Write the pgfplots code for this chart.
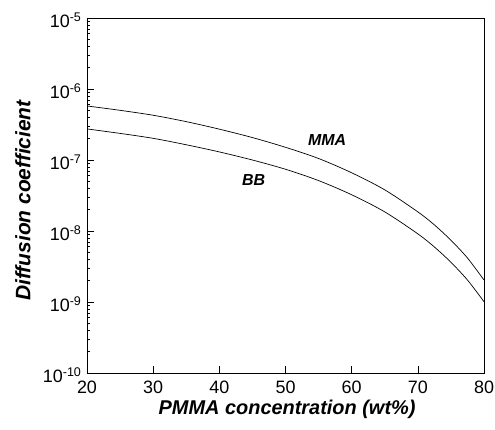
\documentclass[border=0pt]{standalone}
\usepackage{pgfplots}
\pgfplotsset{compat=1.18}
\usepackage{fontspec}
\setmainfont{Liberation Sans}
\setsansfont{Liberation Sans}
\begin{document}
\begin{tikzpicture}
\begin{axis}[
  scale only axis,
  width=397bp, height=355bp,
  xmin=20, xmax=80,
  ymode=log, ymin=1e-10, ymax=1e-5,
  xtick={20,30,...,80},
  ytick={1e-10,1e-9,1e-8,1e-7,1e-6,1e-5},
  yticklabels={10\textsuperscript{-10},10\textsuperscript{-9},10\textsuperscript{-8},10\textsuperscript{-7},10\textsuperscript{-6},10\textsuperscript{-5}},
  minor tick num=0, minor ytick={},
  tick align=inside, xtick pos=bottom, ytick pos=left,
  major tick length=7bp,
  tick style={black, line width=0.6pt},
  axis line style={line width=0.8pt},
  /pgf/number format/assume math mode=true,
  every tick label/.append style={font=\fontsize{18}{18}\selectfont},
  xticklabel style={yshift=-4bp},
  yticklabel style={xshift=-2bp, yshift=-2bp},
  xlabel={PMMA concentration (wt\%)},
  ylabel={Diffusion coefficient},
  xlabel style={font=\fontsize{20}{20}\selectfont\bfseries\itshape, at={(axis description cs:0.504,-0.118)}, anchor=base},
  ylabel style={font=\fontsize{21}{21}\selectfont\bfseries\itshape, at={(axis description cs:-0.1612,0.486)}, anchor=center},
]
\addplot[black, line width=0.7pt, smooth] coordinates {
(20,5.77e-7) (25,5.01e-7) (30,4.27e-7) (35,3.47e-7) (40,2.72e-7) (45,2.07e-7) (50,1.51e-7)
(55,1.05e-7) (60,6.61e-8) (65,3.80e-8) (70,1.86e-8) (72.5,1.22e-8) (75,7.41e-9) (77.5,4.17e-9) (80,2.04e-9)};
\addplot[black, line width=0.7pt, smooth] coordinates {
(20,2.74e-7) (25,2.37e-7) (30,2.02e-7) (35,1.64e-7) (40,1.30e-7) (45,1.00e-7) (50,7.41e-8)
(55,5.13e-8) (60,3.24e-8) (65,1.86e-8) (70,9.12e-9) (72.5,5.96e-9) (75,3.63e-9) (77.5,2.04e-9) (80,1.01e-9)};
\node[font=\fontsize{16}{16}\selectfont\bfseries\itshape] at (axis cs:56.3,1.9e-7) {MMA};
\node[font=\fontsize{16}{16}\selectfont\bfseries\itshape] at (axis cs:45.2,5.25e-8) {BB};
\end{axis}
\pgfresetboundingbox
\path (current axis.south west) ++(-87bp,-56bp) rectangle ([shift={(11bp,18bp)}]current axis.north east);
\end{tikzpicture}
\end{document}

□ □ □ □ □ □ □

• [WHAT YOU WILL DO]
All of the material above needs to be restated exactly, with no pictures.

• [ANSWER TO THIS TASK]
Write the pgfplots code for this chart.
\documentclass[border=0pt]{standalone}
\usepackage{pgfplots}
\pgfplotsset{compat=1.18}
\usepackage{fontspec}
\setmainfont{Liberation Sans}
\setsansfont{Liberation Sans}
\begin{document}
\begin{tikzpicture}
\begin{axis}[
  scale only axis,
  width=397bp, height=355bp,
  xmin=20, xmax=80,
  ymode=log, ymin=1e-10, ymax=1e-5,
  xtick={20,30,...,80},
  ytick={1e-10,1e-9,1e-8,1e-7,1e-6,1e-5},
  yticklabels={10\textsuperscript{-10},10\textsuperscript{-9},10\textsuperscript{-8},10\textsuperscript{-7},10\textsuperscript{-6},10\textsuperscript{-5}},
  minor tick num=0, minor ytick={},
  tick align=inside, xtick pos=bottom, ytick pos=left,
  major tick length=7bp,
  tick style={black, line width=0.6pt},
  axis line style={line width=0.8pt},
  /pgf/number format/assume math mode=true,
  every tick label/.append style={font=\fontsize{18}{18}\selectfont},
  xticklabel style={yshift=-4bp},
  yticklabel style={xshift=-2bp, yshift=-2bp},
  xlabel={PMMA concentration (wt\%)},
  ylabel={Diffusion coefficient},
  xlabel style={font=\fontsize{20}{20}\selectfont\bfseries\itshape, at={(axis description cs:0.504,-0.118)}, anchor=base},
  ylabel style={font=\fontsize{21}{21}\selectfont\bfseries\itshape, at={(axis description cs:-0.1612,0.486)}, anchor=center},
]
\addplot[black, line width=0.7pt, smooth] coordinates {
(20,5.77e-7) (25,5.01e-7) (30,4.27e-7) (35,3.47e-7) (40,2.72e-7) (45,2.07e-7) (50,1.51e-7)
(55,1.05e-7) (60,6.61e-8) (65,3.80e-8) (70,1.86e-8) (72.5,1.22e-8) (75,7.41e-9) (77.5,4.17e-9) (80,2.04e-9)};
\addplot[black, line width=0.7pt, smooth] coordinates {
(20,2.74e-7) (25,2.37e-7) (30,2.02e-7) (35,1.64e-7) (40,1.30e-7) (45,1.00e-7) (50,7.41e-8)
(55,5.13e-8) (60,3.24e-8) (65,1.86e-8) (70,9.12e-9) (72.5,5.96e-9) (75,3.63e-9) (77.5,2.04e-9) (80,1.01e-9)};
\node[font=\fontsize{16}{16}\selectfont\bfseries\itshape] at (axis cs:56.3,1.9e-7) {MMA};
\node[font=\fontsize{16}{16}\selectfont\bfseries\itshape] at (axis cs:45.2,5.25e-8) {BB};
\end{axis}
\pgfresetboundingbox
\path (current axis.south west) ++(-87bp,-56bp) rectangle ([shift={(11bp,18bp)}]current axis.north east);
\end{tikzpicture}
\end{document}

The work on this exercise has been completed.